Sophie grunts. He assumes that’s a ‘yes’ and turns back to his contemplation of old conquests. The sting of rejection is still there, but it helps to dwell on the bedpost notches. Maybe the dent is just in his pride …

‘I’m off now,’ they would say in the morning. Shelina, Joanna, Hilary, whoever. Their club clothes crumpled, their cheeks flushed with hope.

‘Yeah. See ya.’

‘Last night was really nice, Sami. I had fun.’

‘Me, too.’

‘Have a good day.’

‘Yeah. You, too.’

‘Oh, I’ll just jot down my mobile number.’

‘Yeah. Great. See ya.’

And that was that. Except once or twice when the offer of coffee at his place at the end of the evening was declined. That would be the start of a compulsive mission to hunt them, to catch them and to wear them down with telephone calls and flattery until they finally succumbed. He always succeeded. Almost always.

Antonia is huddled on the floor in front of the sofa with her arms around her knees when Mike comes back into the lounge, so he sits down next to her. He places the tray in front of them, lifts the teapot lid, stirs and then pours the strong tea into the cups. He wants to say that he feels like a fraud. Olivia suggested the teapot, the tray and the sugar before she left. He wants to say something light-hearted like, ‘I’ve become my granny. I’ll be wearing a cardigan next,’ because that’s what is usually expected of him in this house, a quip, some harmless wit. He wants to say, ‘I’m so dreadfully sorry. I feel guilty, somehow. I should have known. I should have noticed. I should have helped.’ Instead he says, ‘I didn’t think about sugar earlier, but I brought the sugar bowl in case.’

Antonia turns her gaze from the fire. ‘David took sugar,’ she replies with a small smile.

Mike nods, stuck for words, fighting the impulse to find a soft joke to smooth the edges of the silence. But he knows how unique grief can be. Some people want to talk about it and some people find it easier to withdraw. He withdrew after the miscarriage; it suited him, but looking back he realises it was selfish. It wasn’t just his grief, he should have shared. He has no idea which camp Antonia falls into and he knows her hardly at all, but he senses a solitariness about her and wishes he could help.

She’s still looking at him, her eyes not quite focusing. There’s a rigidity about her, but she seems calm, she hasn’t yet shed a tear.

‘The razor blade was mine, you know,’ she says quietly.

Mike nods, not sure if he’s heard properly and, if he has, what point she’s making. He vaguely understands that some women shave and that some women wax, armpits, legs and other places. He shifts slightly, wishing Olivia had stayed, wondering where the conversation is going.

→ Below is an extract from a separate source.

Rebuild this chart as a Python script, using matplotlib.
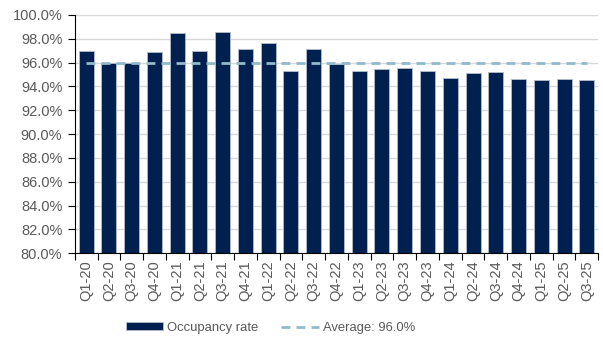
import numpy as np
import matplotlib.pyplot as plt
from matplotlib.ticker import FuncFormatter, FixedLocator

plt.rcParams['font.family'] = ['Liberation Sans', 'DejaVu Sans']

# 季度與入住率數據
quarters = ['Q1-20', 'Q2-20', 'Q3-20', 'Q4-20', 'Q1-21', 'Q2-21', 'Q3-21', 'Q4-21',
            'Q1-22', 'Q2-22', 'Q3-22', 'Q4-22', 'Q1-23', 'Q2-23', 'Q3-23', 'Q4-23',
            'Q1-24', 'Q2-24', 'Q3-24', 'Q4-24', 'Q1-25', 'Q2-25', 'Q3-25']
occupancy = [97.0, 96.0, 96.0, 96.9, 98.5, 97.0, 98.6, 97.1,
             97.6, 95.3, 97.1, 95.9, 95.25, 95.45, 95.5, 95.3,
             94.7, 95.1, 95.2, 94.6, 94.55, 94.6, 94.5]
average = 96.0

navy = '#002150'
avg_color = '#92BACB'
text_gray = '#595959'

fig = plt.figure(figsize=(6.03, 3.38), dpi=100)
ax = fig.add_axes([0.124, 0.251, 0.868, 0.705])

x = np.arange(len(quarters))
bars = ax.bar(x, occupancy, width=0.66, color=navy, edgecolor='#B4BDCB', linewidth=0.6,
              label='Occupancy rate', zorder=2)
avg_line, = ax.plot(x, [average] * len(x), color=avg_color, linestyle=(0, (3.2, 2.2)),
                    linewidth=2, label=f'Average: {average:.1f}%', zorder=3)

ax.set_ylim(80, 100)
ax.set_xlim(-0.5, len(x) - 0.5)
ax.set_yticks(np.arange(80, 100.1, 2))
ax.yaxis.set_major_formatter(FuncFormatter(lambda v, p: f'{v:.1f}%'))
ax.grid(axis='y', color='#D9D9D9', linewidth=1, zorder=0)
ax.set_axisbelow(True)

# x 軸刻度放在類別之間，標籤置中
ax.xaxis.set_major_locator(FixedLocator(np.arange(-0.5, len(x), 1)))
ax.xaxis.set_major_formatter(FuncFormatter(lambda v, p: ''))
ax.set_xticks(x, minor=True)
ax.set_xticklabels(quarters, minor=True, rotation=90)
ax.tick_params(axis='x', which='minor', length=0, pad=5, labelsize=10.5, labelcolor=text_gray)
ax.tick_params(axis='x', which='major', length=5, width=0.8, direction='out')
ax.tick_params(axis='y', length=5, width=0.8, labelsize=10.5, labelcolor=text_gray, pad=4)

for side in ['top', 'right']:
    ax.spines[side].set_visible(False)
ax.spines['left'].set_color('black')
ax.spines['bottom'].set_color('black')

fig.legend(handles=[bars, avg_line], loc='center', bbox_to_anchor=(0.448, 0.03), ncol=2,
           frameon=False, fontsize=9.4, handlelength=2.9, handleheight=0.55,
           columnspacing=1.7, handletextpad=0.3, labelcolor=text_gray)

fig.savefig('out.png', dpi=100)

She looks back at the open fire and the reflection of the flames dances on her solemn face. ‘He must have found it in the bathroom cabinet,’ she says slowly, as though speaking to herself. ‘It was hidden with an old diaphragm I just kept for the box. He’d had a vasectomy, why would he look in there?’ She gazes at Mike again. Her expression is blank, but her eyes seem huge. ‘He didn’t leave a note. I wonder what he was thinking. I wonder what went through his head.’